Governors in Georgia, Alabama and several other states have issued emergency orders aimed at preventing price gouging by propane distributors and making it easier to truck propane to their states. In Georgia the Governor’s Office of Consumer Protection said it will investigate complaints of higher propane prices that don’t seem justified, and could fine distributors.

Meanwhile, use of natural gas is up sharply as well, which means most households face higher bills based on consumption alone. Wholesale natural gas prices have jumped about 40 percent from a year ago, after years of relatively low prices stemming in part from the production boom in the United States.

Customers of SCANA, which has about 460,000 natural gas accounts in Georgia, have used about 70 percent more gas this month than they did last January, spokeswoman Simone McKinney said. Natural gas is “readily available,” she said, but wholesale prices were up 27 percent in January.

That could affect retail rates when next set. The effect on individual customers will depend on whether they have longer-term fixed rate contracts — and when those come up for renewal — or if they are on more volatile variable rate plans.

The propane shortage and recent price spikes stem from other factors than just winter weather. Propane inventories were already low because farmers in the Midwest had used a lot of the fuel to dry corn that was harvested during an unusually wet fall. Pipeline disruptions and increased propane exports also factored in.

Propane suppliers in Georgia and across the nation have been rationing some customers and looking for fuel from other regions.

“I’ve never seen it like this,” said Lynda Humm, vice president of Georgia Gas Distributors, which rationed propane deliveries to some of its industrial customers last week until it could arrange to get emergency propane shipments by truck from Texas. “We just found out [last week] we were in a pickle.”

The Atlanta company, which has 1,800 industrial, residential and agricultural customers, normally gets propane from a pipeline terminal in Milner, Ga. But the pipeline company said it could only supply about 60 percent of what Georgia Gas wanted, Humm said.

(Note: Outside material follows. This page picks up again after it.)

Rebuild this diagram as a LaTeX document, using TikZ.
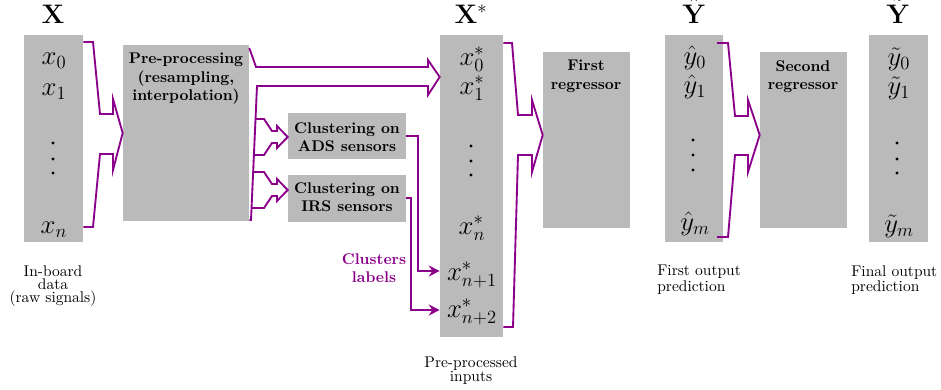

The wholesale prices Georgia Gas paid at the Georgia terminal also shot up 86 percent in a week as propane supplies ran low, she said. Harder-hit was the Midwest, where the wholesale price of propane tripled to $4.95 a gallon last week before falling to $2.80 this week.

To get around the shortage here, Georgia Gas contracted with two long-haul truckers to pick up emergency loads last Monday in Texas and make the 14-hour drive to Georgia. They made it to Atlanta before the winter storm hit, but the company had to shut down deliveries until Thursday because of the gridlock here, said Humm.

Georgia Gas has ordered six more truckloads from Texas for February, she said.

“Now that we have the loads from Texas, we don’t think the rationing will continue,” said Humm.

Jim Holt, a chicken grower in Cassville, said he was relieved when Georgia Gas told him it had found a way to get more propane.

He was due to receive about 100,000 day-old chicks soon, and each of his three 500-foot-long chicken houses needs to be heated to 90 degrees to keep them healthy. In cold weather each house can use 1,000 gallons of propane in a week.

“If you can’t get propane, those chicks are going to die,” Holt said. “It was serious.”